Splendid fusillades by the fierce Michelle Malkin and equally talon-ted Nicole Brodeur on the subject of the bizarre Stephen Byrne 'obituary' in the Seattle Times.

No surprise to find Sound Politics sounding off but it's interesting to find Free Republic also here for the bier.

Mademoiselles Malkin and Brodeur will not be the last to pronounce on this pythonesque turn of events and I don't envy the editor of my local Bainbridge Review the delicate task of picking thru the vitriolic letters that're bound to follow, not to mention keeping tabs on fellow journos now duty-bound to pontificate on the bandwagon bally-hoo.

What's the betting we even make it into Drudge?

kelsey, SJB, hayley I can't decide which is sadder: this color version of the dad and daughters pic as appeared in the Times, or the infinite drabness of the black & white repro as managed for the grotesque apologia in the Review.

Either way, the very sight of the girls and their murderer together in the same shot is abhorrent and one looks round for some instrument of extreme violence before remembering that the man in the photo has beaten us to it.

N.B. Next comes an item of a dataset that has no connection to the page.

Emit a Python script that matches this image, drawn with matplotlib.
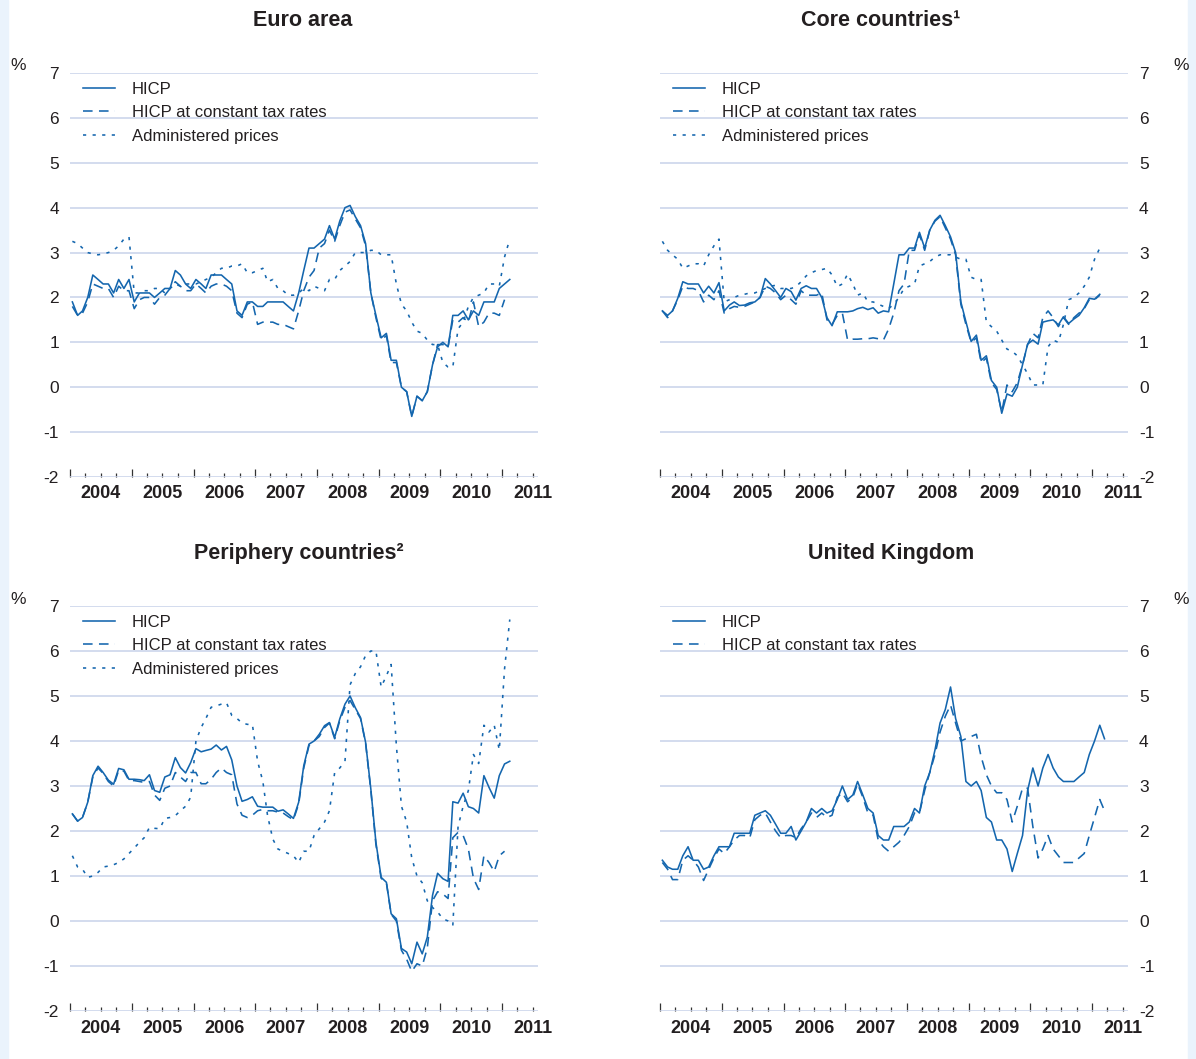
import numpy as np
import pandas as pd
import matplotlib
matplotlib.use('Agg')
import matplotlib.pyplot as plt
import matplotlib.dates as mdates
from matplotlib.patches import Rectangle
from matplotlib.transforms import blended_transform_factory

plt.rcParams['font.family'] = ['Liberation Sans', 'DejaVu Sans']
plt.rcParams['axes.unicode_minus'] = False

nan = np.nan

'''Monthly year-on-year rates, from Jan 2004'''
ea_hicp = [1.9, 1.6, 1.7, 2.0, 2.5, 2.4, 2.3, 2.3, 2.1, 2.4, 2.2, 2.4,
           1.9, 2.1, 2.1, 2.1, 2.0, 2.1, 2.2, 2.2, 2.6, 2.5, 2.3, 2.2,
           2.4, 2.3, 2.2, 2.5, 2.5, 2.5, 2.4, 2.3, 1.7, 1.6, 1.9, 1.9,
           1.8, 1.8, 1.9, 1.9, 1.9, 1.9, 1.8, 1.7, 2.1, 2.6, 3.1, 3.1,
           3.2, 3.3, 3.6, 3.3, 3.7, 4.0, 4.05, 3.8, 3.6, 3.2, 2.1, 1.6,
           1.1, 1.2, 0.6, 0.6, 0.0, -0.1, -0.65, -0.2, -0.3, -0.1, 0.5, 0.9,
           1.0, 0.9, 1.6, 1.6, 1.7, 1.5, 1.7, 1.6, 1.9, 1.9, 1.9, 2.2,
           2.3, 2.4]
ea_const = [1.8, 1.6, 1.65, 1.9, 2.3, 2.25, 2.2, 2.2, 2.0, 2.25, 2.15, 2.15,
            1.75, 1.95, 2.0, 2.0, 1.85, 2.0, 2.05, 2.2, 2.35, 2.25, 2.15, 2.15,
            2.3, 2.2, 2.1, 2.25, 2.3, 2.3, 2.25, 2.15, 1.65, 1.55, 1.85, 1.9,
            1.4, 1.45, 1.45, 1.45, 1.4, 1.4, 1.35, 1.3, 1.7, 2.15, 2.45, 2.6,
            3.1, 3.2, 3.5, 3.25, 3.6, 3.9, 3.95, 3.75, 3.55, 3.15, 2.1, 1.55,
            1.05, 1.15, 0.55, 0.55, 0.0, -0.1, -0.65, -0.2, -0.3, -0.1, 0.5, 0.95,
            0.95, 0.9, 1.5, 1.45, 1.55, 1.45, 1.9, 1.35, 1.45, 1.65, 1.65, 1.6,
            1.95, nan]
ea_admin = [3.25, 3.2, 3.1, 3.0, 2.97, 2.95, 2.97, 3.0, 3.05, 3.15, 3.3, 3.35,
            2.1, 2.1, 2.15, 2.15, 2.2, 2.2, 2.1, 2.2, 2.3, 2.25, 2.3, 2.3,
            2.3, 2.35, 2.4, 2.45, 2.55, 2.65, 2.65, 2.7, 2.7, 2.75, 2.55, 2.55,
            2.6, 2.65, 2.35, 2.4, 2.2, 2.15, 2.05, 2.05, 2.1, 2.2, 2.15, 2.25,
            2.2, 2.15, 2.4, 2.4, 2.6, 2.7, 2.8, 3.0, 3.0, 3.0, 3.05, 3.05,
            2.95, 2.95, 2.95, 2.3, 1.85, 1.7, 1.45, 1.25, 1.2, 1.05, 0.95, 0.95,
            0.55, 0.45, 0.45, 1.3, 1.45, 1.8, 2.0, 2.05, 2.1, 2.3, 2.3, 2.25,
            2.9, 3.3]

core_hicp = [1.7, 1.6, 1.7, 1.98, 2.35, 2.3, 2.3, 2.3, 2.1, 2.25, 2.1, 2.33,
             1.7, 1.83, 1.9, 1.82, 1.83, 1.88, 1.9, 2.0, 2.42, 2.3, 2.15, 2.0,
             2.2, 2.13, 1.94, 2.2, 2.26, 2.2, 2.2, 2.0, 1.55, 1.37, 1.68, 1.68,
             1.68, 1.7, 1.75, 1.78, 1.73, 1.77, 1.65, 1.7, 1.68, 2.3, 2.95, 2.95,
             3.1, 3.1, 3.45, 3.1, 3.5, 3.72, 3.83, 3.6, 3.35, 3.0, 1.9, 1.46,
             1.02, 1.16, 0.6, 0.7, 0.15, 0.0, -0.58, -0.15, -0.2, 0.0, 0.5, 0.96,
             1.05, 0.96, 1.45, 1.48, 1.5, 1.39, 1.57, 1.42, 1.52, 1.6, 1.77, 1.98,
             1.96, 2.07]
core_const = [1.7, 1.55, 1.7, 1.95, 2.25, 2.2, 2.2, 2.15, 1.9, 2.05, 1.95, 2.15,
              1.65, 1.75, 1.8, 1.78, 1.8, 1.85, 1.9, 2.0, 2.25, 2.2, 2.1, 1.95,
              2.05, 1.95, 1.85, 2.15, 2.05, 2.05, 2.05, 2.1, 1.5, 1.4, 1.6, 1.65,
              1.05, 1.07, 1.07, 1.08, 1.08, 1.1, 1.08, 1.05, 1.3, 1.65, 2.15, 2.3,
              3.05, 3.05, 3.4, 3.05, 3.5, 3.7, 3.8, 3.55, 3.3, 2.95, 1.85, 1.4,
              1.0, 1.1, 0.55, 0.65, 0.1, -0.05, -0.55, 0.05, -0.1, 0.1, 0.5, 0.95,
              1.2, 1.1, 1.55, 1.7, 1.55, 1.35, 1.55, 1.4, 1.55, 1.65, 1.75, 1.95,
              1.95, 2.05]
core_admin = [3.25, 3.05, 2.95, 2.85, 2.65, 2.7, 2.75, 2.75, 2.7, 2.95, 3.15, 3.3,
              1.9, 1.95, 2.0, 2.05, 2.07, 2.1, 2.1, 2.15, 2.2, 2.25, 2.27, 2.2,
              2.2, 2.2, 2.24, 2.35, 2.48, 2.55, 2.6, 2.62, 2.65, 2.5, 2.24, 2.3,
              2.52, 2.3, 2.05, 2.1, 1.9, 1.9, 1.85, 1.8, 1.75, 1.85, 2.0, 2.2,
              2.25, 2.3, 2.7, 2.75, 2.8, 2.9, 2.95, 2.95, 2.95, 2.9, 2.85, 2.85,
              2.45, 2.4, 2.4, 1.45, 1.35, 1.25, 1.05, 0.85, 0.8, 0.7, 0.5, 0.3,
              0.05, 0.05, 0.05, 0.9, 1.05, 1.0, 1.4, 1.95, 2.0, 2.1, 2.25, 2.45,
              2.85, 3.1]

per_hicp = [2.38, 2.22, 2.3, 2.64, 3.23, 3.44, 3.3, 3.13, 3.04, 3.39, 3.36, 3.15,
            3.15, 3.14, 3.12, 3.25, 2.9, 2.86, 3.2, 3.25, 3.63, 3.41, 3.29, 3.52,
            3.83, 3.76, 3.79, 3.82, 3.91, 3.8, 3.88, 3.58, 3.0, 2.66, 2.7, 2.76,
            2.55, 2.53, 2.53, 2.53, 2.44, 2.47, 2.38, 2.28, 2.64, 3.45, 3.93, 4.0,
            4.15, 4.34, 4.41, 4.08, 4.49, 4.82, 5.0, 4.74, 4.52, 3.97, 2.93, 1.75,
            0.97, 0.86, 0.16, 0.05, -0.61, -0.69, -0.95, -0.47, -0.73, -0.36, 0.57, 1.06,
            0.94, 0.88, 2.65, 2.62, 2.84, 2.54, 2.5, 2.4, 3.23, 2.97, 2.73, 3.23,
            3.49, 3.55]
per_const = [2.38, 2.22, 2.3, 2.64, 3.2, 3.4, 3.28, 3.1, 3.0, 3.35, 3.33, 3.12,
             3.12, 3.1, 3.08, 3.1, 2.8, 2.68, 2.95, 3.0, 3.3, 3.2, 3.1, 3.3,
             3.3, 3.05, 3.05, 3.15, 3.3, 3.4, 3.3, 3.25, 2.6, 2.35, 2.3, 2.35,
             2.45, 2.48, 2.45, 2.45, 2.42, 2.4, 2.32, 2.25, 2.6, 3.4, 3.9, 4.0,
             4.1, 4.3, 4.4, 4.05, 4.45, 4.75, 4.9, 4.7, 4.5, 3.95, 2.9, 1.7,
             0.95, 0.85, 0.15, 0.0, -0.65, -0.85, -1.12, -0.95, -1.0, -0.6, 0.45, 0.65,
             0.6, 0.5, 1.85, 1.97, 1.9, 1.6, 0.95, 0.7, 1.45, 1.3, 1.1, 1.45,
             1.55, nan]
per_admin = [1.45, 1.2, 1.15, 0.97, 1.0, 1.08, 1.2, 1.22, 1.25, 1.3, 1.38, 1.5,
             1.62, 1.75, 1.85, 2.08, 2.06, 2.05, 2.28, 2.3, 2.34, 2.45, 2.55, 2.75,
             4.0, 4.3, 4.5, 4.75, 4.78, 4.82, 4.85, 4.57, 4.5, 4.4, 4.37, 4.37,
             3.55, 3.1, 2.34, 1.82, 1.6, 1.55, 1.5, 1.45, 1.3, 1.55, 1.55, 1.9,
             2.05, 2.2, 2.45, 3.3, 3.4, 3.55, 5.25, 5.5, 5.65, 5.9, 6.0, 6.0,
             5.2, 5.45, 5.7, 3.9, 2.55, 2.2, 1.4, 1.0, 0.85, 0.45, 0.3, 0.2,
             0.05, 0.0, -0.1, 2.1, 2.55, 2.9, 3.7, 3.5, 4.35, 4.2, 4.35, 3.8,
             5.6, 6.7]

uk_hicp = [1.35, 1.2, 1.15, 1.15, 1.45, 1.65, 1.35, 1.35, 1.15, 1.2, 1.45, 1.65,
           1.65, 1.65, 1.95, 1.95, 1.95, 1.95, 2.35, 2.4, 2.45, 2.35, 2.15, 1.95,
           1.95, 2.1, 1.8, 2.0, 2.2, 2.5, 2.4, 2.5, 2.4, 2.45, 2.7, 3.0,
           2.7, 2.8, 3.1, 2.8, 2.5, 2.4, 1.9, 1.8, 1.8, 2.1, 2.1, 2.1,
           2.2, 2.5, 2.4, 3.0, 3.3, 3.8, 4.4, 4.7, 5.2, 4.5, 4.1, 3.1,
           3.0, 3.1, 2.9, 2.3, 2.2, 1.8, 1.8, 1.6, 1.1, 1.5, 1.9, 2.9,
           3.4, 3.0, 3.4, 3.7, 3.4, 3.2, 3.1, 3.1, 3.1, 3.2, 3.3, 3.7,
           4.0, 4.35, 4.05]
uk_const = [1.3, 1.15, 0.92, 0.92, 1.35, 1.45, 1.35, 1.2, 0.9, 1.15, 1.4, 1.6,
            1.5, 1.65, 1.8, 1.9, 1.9, 1.85, 2.25, 2.35, 2.4, 2.2, 2.0, 1.85,
            1.9, 1.9, 1.85, 2.05, 2.2, 2.4, 2.3, 2.4, 2.3, 2.35, 2.75, 2.85,
            2.65, 2.75, 3.05, 2.75, 2.4, 2.35, 1.8, 1.65, 1.55, 1.65, 1.75, 1.9,
            2.1, 2.4, 2.4, 2.9, 3.3, 3.7, 4.2, 4.55, 4.8, 4.4, 4.0, 4.05,
            4.1, 4.15, 3.65, 3.25, 3.0, 2.85, 2.85, 2.7, 2.2, 2.55, 2.95, 2.95,
            2.1, 1.4, 1.6, 1.9, 1.6, 1.45, 1.3, 1.3, 1.3, 1.4, 1.5, 1.9,
            2.3, 2.7, 2.45]

labels = ['HICP', 'HICP at constant tax rates', 'Administered prices']
styles = ['-', (0, (6, 4)), (0, (2, 4))]
years = list(range(2004, 2012))

BLUE = '#1466ae'
GRID = '#c8d2ea'
TXT = '#231f20'
W, H = 1196, 1059

fig = plt.figure(figsize=(W / 100, H / 100), dpi=100)
fig.patch.set_facecolor('white')
fig.add_artist(Rectangle((0, 0), 8 / W, 1, transform=fig.transFigure, color='#eaf3fc', zorder=0))
fig.add_artist(Rectangle(((W - 8) / W, 0), 8 / W, 1, transform=fig.transFigure, color='#eaf3fc', zorder=0))


def panel(left, top, bottom, title, title_x, series, right_side=False):
    ax = fig.add_axes([left / W, 1 - bottom / H, 468 / W, (bottom - top) / H])
    for i, s in enumerate(series):
        x = pd.date_range('2004-01-01', periods=len(s), freq='MS') + pd.Timedelta(days=14)
        ax.plot(x, s, color=BLUE, lw=1.15, ls=styles[i], label=labels[i])
    ax.set_xlim(pd.Timestamp('2004-01-01'), pd.Timestamp('2011-08-01'))
    ax.set_ylim(-2, 7)
    ax.set_yticks(range(-2, 8))
    ax.grid(axis='y', color=GRID, lw=1.1)
    ax.set_axisbelow(True)
    for sp in ax.spines.values():
        sp.set_visible(False)
    ax.xaxis.set_major_locator(mdates.YearLocator())
    ax.xaxis.set_minor_locator(mdates.MonthLocator(bymonth=[4, 7, 10]))
    ax.tick_params(axis='x', which='major', direction='in', length=5.8, width=0.9,
                   color='#333333', labelbottom=False)
    ax.tick_params(axis='x', which='minor', direction='in', length=3.0, width=0.9,
                   color='#333333')
    ax.tick_params(axis='y', length=0, labelsize=12.5, colors=TXT, pad=8)
    if right_side:
        ax.yaxis.tick_right()
        ax.tick_params(axis='y', length=0, pad=8)
    tr = blended_transform_factory(ax.transData, ax.transAxes)
    for yr in years:
        ax.text(pd.Timestamp(yr, 7, 1), -0.042, str(yr), transform=tr, ha='center',
                va='center', fontsize=13, fontweight='bold', color=TXT)
    ax.legend(loc='upper left', bbox_to_anchor=(0.027, 0.978), frameon=False,
              fontsize=12, handlelength=1.95, handletextpad=1.0, labelspacing=0.5,
              borderaxespad=0, borderpad=0, labelcolor=TXT)
    fig.text(title_x / W, 1 - (top - 53) / H, title, ha='center', va='center',
             fontsize=15.5, fontweight='bold', color=TXT)
    px = 1181 if right_side else 18
    fig.text(px / W, 1 - (top - 7) / H, '%', ha='center', va='center', fontsize=12.5, color=TXT)
    return ax


panel(70, 73, 477, 'Euro area', 303, [ea_hicp, ea_const, ea_admin])
panel(660, 73, 477, 'Core countries\u00b9', 881, [core_hicp, core_const, core_admin], right_side=True)
panel(70, 606, 1011, 'Periphery countries\u00b2', 299, [per_hicp, per_const, per_admin])
panel(660, 606, 1011, 'United Kingdom', 891, [uk_hicp, uk_const], right_side=True)

plt.savefig('out.png', dpi=100)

A rambling mish-mash of biography and defensive justifications of the most crass and cringe-making kind, the "Tribute" occupies 9" across 2 columns of page 13 of the Dec 1 edition of the BI Review, just below the calendar of events and hemmed in on the right by the hearty 4-column exhortation to "Seniors! Shop Fred Meyer ... and receive 10% Senior Discount."

A status and benefit denied our trio.

The writing is literally unreadable, 6-pt type of dense (in both senses of the word) gibberish, guaranteed to infuriate with its mumbo-jumbo of 'incomprehensible burden' and certainly doing no favors for the wretch it's meant to exonerate.

I don't mind it backfiring on the father - who deserves all the sickening posthumous puns one can load - but this sort of misbegotten revisionism also casts an ugly shadow across memories of the innocent.

I keep feeling there must be some cleansing verse to quote, some sonorous quotation or ancient Druid curse to comfort or at least banish the helpless feeling of cheapness that now hangs over the tragedy.

There's something sinister about purchased print of *quite* such leaden wit and obviousness and I find myself shuddering at the chilling thought that people like this might actually have been around during the girls' visits with their father.

I look forward with grim interest to the editor's choice of letters on the subject. They're sure to make entertainingly shrill and intemperate reading.

At my readers' requst, I will do my best to convey their ham-handed gist together with my own usual affected and ill-intended comment.